Mixing health care and engineering for new careers
A partnership of scientists from across the United States is tackling cancer not from a health care perspective but from an engineering standpoint.
Using manufacturing models and scalable technologies, this $20 million National Science Foundation-funded effort, with $3 million sub-awarded to the University of Georgia, is developing the technology to infuse T-cells with a virus that attacks cancer cells from inside the body. Called the Center for Cell Manufacturing Technologies, or CMaT, the project is working to increase the quality, scalability and ability to transport these specialized treatments to increase access to the new technology.
CMaT is a key component of an emerging field called bio-engineering. It's cutting-edge and growing, and it needs a workforce to match.
Cory Buxton, a professor in the UGA College of Education, is here to help. Buxton is working on the educational component of CMaT to create programs and curriculum that can reach kids starting in elementary school, up to high school, technical college and college students.
"I'm the co-director of the workforce development team," said Buxton. This team includes the Georgia Institute of Technology, UGA, the University of Wisconsin-Madison and the University of Puerto Rico-Mayaguez. "Together we're developing education and workforce training at all levels."
For example, in elementary schools, students might get a lesson about cells and learn how changes to them can help your body fight off cancer. At the university level, Buxton says, it could be a module inserted into a core biology or engineering class to introduce freshmen and underrepresented students in STEM fields to the concept of cell or tissue manufacturing. At UGA, which has a master's degree in bio-engineering, this seed planted early in someone's college career could turn them on to an advanced degree.
"Another piece is technical colleges. You don't necessarily need a bachelor's degree to get started in some of these new biotech industries," added Buxton. Many technical colleges, including in Athens, Gwinnett and Atlanta, have bioengineering tracks. "So we talk a lot with high school kids about technical college pathways."
Buxton is also helping to put boots on the ground—or, more precisely, in the labs—where students and teachers can serve as ambassadors for the field. This aspect of the project takes place in three ways: undergraduate students spend a summer working in a lab at one of four partner universities involved with the grant to learn research skills; middle and high school teachers work for a summer in other partner labs and develop curriculum materials they can bring back to their classroom based on their experience; and technical college students and teachers are paired to learn and work together at other labs, where they will take part in more bio-engineering work.
Recently, Buxton welcomed a group of middle and high school teachers from Clarke and Hall counties in Georgia to tour UGA labs for ideas to take back to their classrooms. In addition to working on lesson plans, the group also learned first-hand from professors, such as Cheryl Gomillion, about how cell manufacturing is used.

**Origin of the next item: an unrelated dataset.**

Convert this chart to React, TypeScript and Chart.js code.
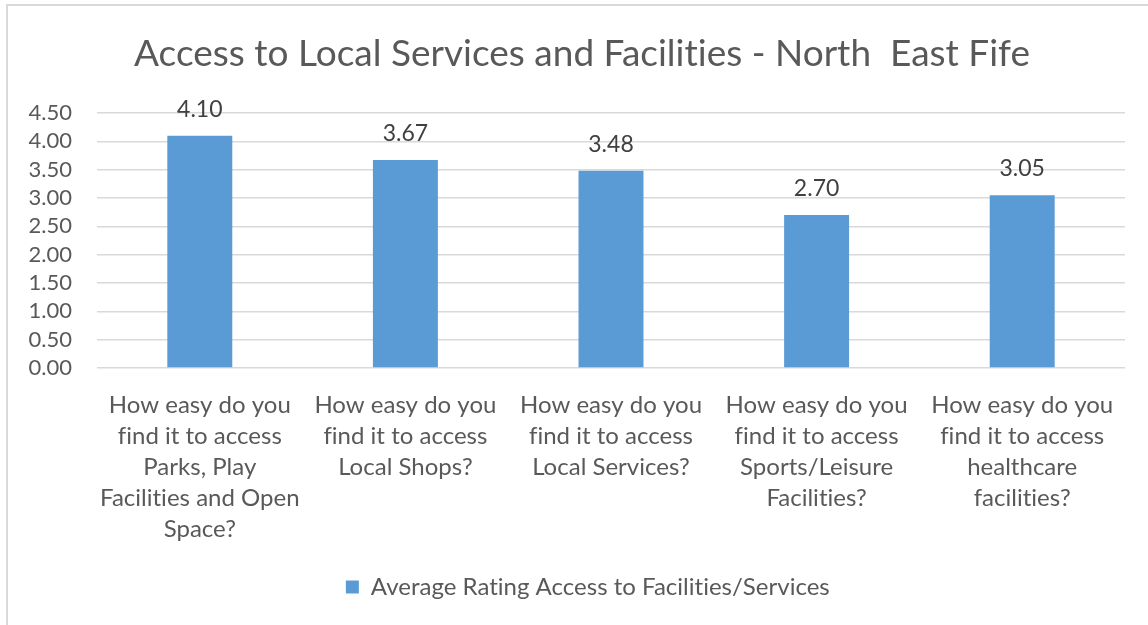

The idea to create a research center to tackle various levels of cell manufacturing began three years ago at Georgia Tech, when a group of researchers realized that there were few standards to guide this emerging field of bio-engineering. The grant-funded project aims to correct that, crafting a road map for the cell manufacturing process.
UGA received a sub-award of the Georgia Tech grant. Steven Stice, professor, senior research scientist and eminent scholar in the College of Agricultural and Environmental Sciences, is the principal investigator on the grant sub-award.
Hopefully, adds Buxton, the project will not only expose more young adults to a growing, innovative field, but it will also help science teachers recognize an aspect of their lessons that are typically forgotten.
That's because while science teachers love talking about science, they dedicate little class time to discussing the careers that are possible within the field. "I don't think we do enough to talk about the broad range and evolving nature of science careers in science education," he said. This grant, he added, begins to address that.